Working against an offense clearly on training wheels is a big advantage in training camp. And the Bears’ defense, learning a new scheme itself, is feeling pretty good about itself and the chance to hit the ground running in 2022.
It helps to have two coaches in Eberflus and Alan Williams who think and teach like coordinators — much like the Bears had with Lovie Smith/Rod Marinelli (2009-12) and Vic Fangio/Ed Donatell (2015-18). Eberflus and Williams did the same thing with the Colts in 2018—taking a nondescript group, adding a talented second-round rookie in linebacker Shaquille Leonard and improving the Colts’ defense from 30th to 10th in points allowed. They know how to teach this defense and get quick results.
“Absolutely,” said defensive end Al-Quadin Muhammad, who played for Eberflus with the Colts from 2018-21. “But most importantly, it’s just getting the right guys. We have the right guys that want to buy in and want to do it. Once you get the right guys, I think it’s much easier to take what the coach is teaching and apply it.”
Safety Eddie Jackson, one of two holdovers from the 2018 defense that led the NFL in scoring defense,already can see chemistry building and the “buy-in” to Eberflus’ demanding requirements paying off.

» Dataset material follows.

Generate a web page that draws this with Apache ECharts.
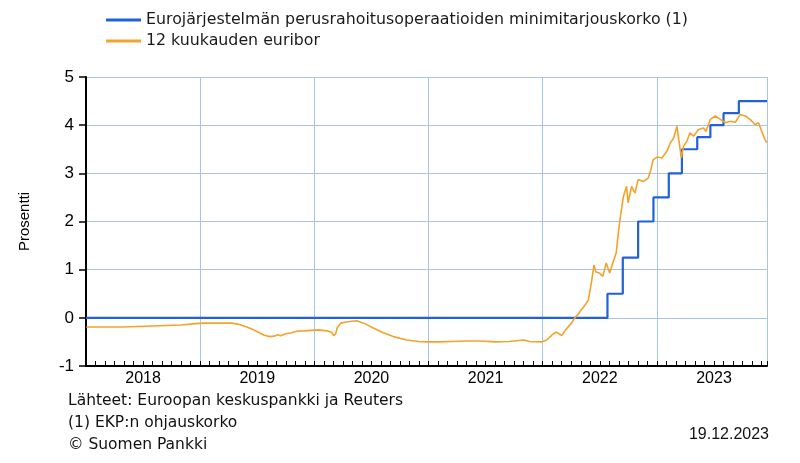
<!DOCTYPE html>
<html><head><meta charset="utf-8">
<script src="https://cdn.jsdelivr.net/npm/echarts@6/dist/echarts.min.js"></script>
<style>html,body{margin:0;padding:0;background:#fff}#c{width:800px;height:463px}</style>
</head><body><div id="c"></div>
<script>
const seriesNames = ['Eurojärjestelmän perusrahoitusoperaatioiden minimitarjouskorko (1)', '12 kuukauden euribor'];
const startDate = '2018-01-01';
const endDate = '2023-12-19';
const yearLabels = ['2018', '2019', '2020', '2021', '2022', '2023'];
const yMin = -1, yMax = 5, yStep = 1;

const mroDates = ['2018-01-01','2022-07-27','2022-09-14','2022-11-02','2022-12-21','2023-02-08','2023-03-22','2023-05-10','2023-06-21','2023-08-02','2023-09-20','2023-12-19'];
const mroValues = [0, 0.5, 1.25, 2.0, 2.5, 3.0, 3.5, 3.75, 4.0, 4.25, 4.5, 4.5];

const euriborDates = [
'2018-01-02','2018-03-01','2018-05-01','2018-06-15','2018-08-01','2018-09-15','2018-11-01','2018-12-15',
'2019-01-15','2019-02-15','2019-03-15','2019-04-12','2019-05-01','2019-05-26','2019-06-15','2019-07-09','2019-07-25','2019-08-12','2019-08-25','2019-09-06','2019-09-15','2019-10-01','2019-10-20','2019-11-05','2019-12-01','2019-12-20',
'2020-01-15','2020-02-10','2020-02-25','2020-03-03','2020-03-10','2020-03-14','2020-03-25','2020-04-15','2020-05-16','2020-06-07','2020-07-08','2020-08-09','2020-09-10','2020-10-23','2020-12-01','2020-12-26',
'2021-02-01','2021-03-15','2021-05-01','2021-06-15','2021-08-01','2021-09-15','2021-10-31','2021-11-20','2021-12-27',
'2022-01-14','2022-02-01','2022-02-13','2022-02-20','2022-03-03','2022-03-15','2022-04-03','2022-04-14','2022-04-25','2022-05-05','2022-05-17','2022-05-27','2022-06-07','2022-06-14','2022-06-20','2022-07-01','2022-07-12','2022-07-23','2022-08-03','2022-08-13','2022-08-24','2022-09-01','2022-09-05','2022-09-16','2022-09-26','2022-10-01','2022-10-12','2022-10-23','2022-11-02','2022-11-18','2022-12-04','2022-12-13','2022-12-20',
'2023-01-02','2023-01-17','2023-02-02','2023-02-13','2023-02-24','2023-03-06','2023-03-15','2023-03-20','2023-03-27','2023-04-07','2023-04-17','2023-04-28','2023-05-14','2023-05-30','2023-06-07','2023-06-21','2023-07-07','2023-07-23','2023-08-08','2023-08-24','2023-09-09','2023-09-24','2023-10-11','2023-10-26','2023-11-11','2023-11-22','2023-12-02','2023-12-13','2023-12-18'];
const euriborValues = [
-0.19,-0.19,-0.19,-0.18,-0.17,-0.16,-0.15,-0.12,
-0.11,-0.11,-0.11,-0.11,-0.13,-0.18,-0.23,-0.31,-0.36,-0.39,-0.38,-0.35,-0.37,-0.33,-0.31,-0.28,-0.27,-0.26,
-0.25,-0.27,-0.30,-0.37,-0.32,-0.21,-0.11,-0.08,-0.06,-0.11,-0.21,-0.31,-0.39,-0.46,-0.49,-0.50,
-0.50,-0.49,-0.48,-0.48,-0.50,-0.49,-0.46,-0.49,-0.50,
-0.46,-0.35,-0.30,-0.32,-0.37,-0.25,-0.11,0.0,0.08,0.17,0.27,0.37,0.79,1.10,0.95,0.93,0.86,1.14,0.93,1.14,1.35,1.83,2.04,2.52,2.73,2.39,2.73,2.59,2.87,2.83,2.90,3.08,3.28,
3.34,3.32,3.46,3.63,3.74,3.98,3.56,3.32,3.56,3.67,3.84,3.77,3.91,3.94,3.87,4.12,4.19,4.12,4.05,4.08,4.06,4.22,4.19,4.12,4.01,4.05,3.87,3.70,3.64];

function toYear(s) {
  const p = s.split('-').map(Number);
  const t = Date.UTC(p[0], p[1] - 1, p[2]);
  const a = Date.UTC(p[0], 0, 1), b = Date.UTC(p[0] + 1, 0, 1);
  return p[0] + (t - a) / (b - a);
}
const xMin = toYear(startDate), xMax = toYear(endDate);
const mroData = mroDates.map((d, i) => [toYear(d), mroValues[i]]);
const eurData = euriborDates.map((d, i) => [toYear(d), euriborValues[i]]);

const FONT = 'Liberation Sans, Arial, sans-serif';
const TFONT = 'DejaVu Sans, Verdana, sans-serif';
const gridColor = '#a8c3ee';
const chart = echarts.init(document.getElementById('c'), null, {renderer: 'canvas'});
chart.setOption({
  backgroundColor: '#ffffff',
  animation: false,
  textStyle: {fontFamily: FONT},
  legend: {
    orient: 'vertical', left: 101, top: 7,
    itemWidth: 35, itemHeight: 3, itemGap: 5,
    icon: 'rect',
    textStyle: {fontSize: 15.8, color: '#1a1a1a', fontFamily: TFONT},
    data: seriesNames
  },
  grid: {left: 86, right: 33, top: 77, bottom: 97, containLabel: false},
  xAxis: [{
    type: 'value', min: xMin, max: xMax, interval: 1,
    axisLine: {show: true, onZero: false, lineStyle: {color: '#000', width: 2}},
    axisTick: {show: true, inside: true, length: 5, lineStyle: {color: '#000', width: 1}},
    minorTick: {show: true, splitNumber: 12, length: 5, lineStyle: {color: '#000', width: 1}},
    axisLabel: {show: false},
    splitLine: {show: true, lineStyle: {color: gridColor, width: 1}}
  }, {
    type: 'value', min: xMin - 0.5, max: xMax - 0.5, minInterval: 1, maxInterval: 1, splitNumber: 6,
    position: 'bottom',
    axisLine: {show: false, onZero: false}, axisTick: {show: false}, splitLine: {show: false},
    axisLabel: {
      show: true, margin: 5, fontSize: 16, color: '#000', fontFamily: FONT,
      formatter: function (v) {
        if (Math.abs(v - Math.round(v)) > 1e-6) return '';
        const idx = Math.round(v) - Math.round(xMin);
        return yearLabels[idx] !== undefined ? yearLabels[idx] : '';
      }
    }
  }],
  yAxis: {
    type: 'value', min: yMin, max: yMax, interval: yStep,
    name: 'Prosentti', nameLocation: 'middle', nameRotate: 90, nameGap: 54,
    nameTextStyle: {fontSize: 15, color: '#000', fontFamily: FONT},
    axisLine: {show: true, lineStyle: {color: '#000', width: 2}},
    axisTick: {show: true, length: 7, lineStyle: {color: '#000', width: 1.5}},
    axisLabel: {fontSize: 17, color: '#000', margin: 12, fontFamily: FONT},
    splitLine: {show: true, lineStyle: {color: gridColor, width: 1}}
  },
  series: [{
    name: seriesNames[0], type: 'line', xAxisIndex: 0, data: mroData, step: 'end',
    showSymbol: false, symbol: 'none', z: 3,
    lineStyle: {color: '#2162d6', width: 2.2}, itemStyle: {color: '#2162d6'}
  }, {
    name: seriesNames[1], type: 'line', xAxisIndex: 0, data: eurData,
    showSymbol: false, symbol: 'none', z: 4,
    lineStyle: {color: '#f3a32a', width: 1.6}, itemStyle: {color: '#f3a32a'}
  }],
  graphic: [
    {type: 'text', left: 68, top: 393, style: {text: 'Lähteet: Euroopan keskuspankki ja Reuters', fontSize: 15.5, fill: '#111', fontFamily: TFONT}},
    {type: 'text', left: 68, top: 415, style: {text: '(1) EKP:n ohjauskorko', fontSize: 15.5, fill: '#111', fontFamily: TFONT}},
    {type: 'text', left: 68, top: 437, style: {text: '© Suomen Pankki', fontSize: 15.5, fill: '#111', fontFamily: TFONT}},
    {type: 'text', right: 31, top: 427, style: {text: '19.12.2023', fontSize: 16, fill: '#111', fontFamily: FONT}}
  ]
});
</script></body></html>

“I feel like we built the chemistry early on in OTAs, so right now we’re just flying,” Jackson said. “This year, we haven’t heard one person complain about anything — not about a day, not about a period, not about how hot it is. We’re still going.
“And I’ve been on a bunch of teams where you have guys who don’t complain and just do the work; and then you have guys who complain about everything. You don’t have those types of guys [on this defense]. That’s helping us because … everyone knows that this man next to me, he’s gonna go out and fight these same minutes that I’m gonna fight.”
But still, it’s August. The Bears haven’t played even a preseason game yet. The Bears early chemistry is promising but not predictive.
“That’s something I kind of struggle with,” Morrow said. “When it’s the preseason, a lot of people are like, ‘Yeah, everything’s good.’ There’s no adversity. I’m always looking for the adversity and how we respond to it — that Murphy’s Law.
“So I don’t want to get too high or too low when it comes to preseason. But I do want to look at my individual performance and where I’m at. But looking as a collective whole —that’s really hard to do.”
For his part, Eberflus called the defense a “work in progress,” but didn’t dismiss comparisons to the quick-fix job he did with the Colts in 2018.
“Yeah, it’s similar,” he said. “It’s the same thing we did when Rod [Marinelli] came to us in Dallas. We did it in Indianapolis and now we’re doing it here with the Bears. It takes time and it’s a process. But we enjoy it. It’s a fun process to go through.”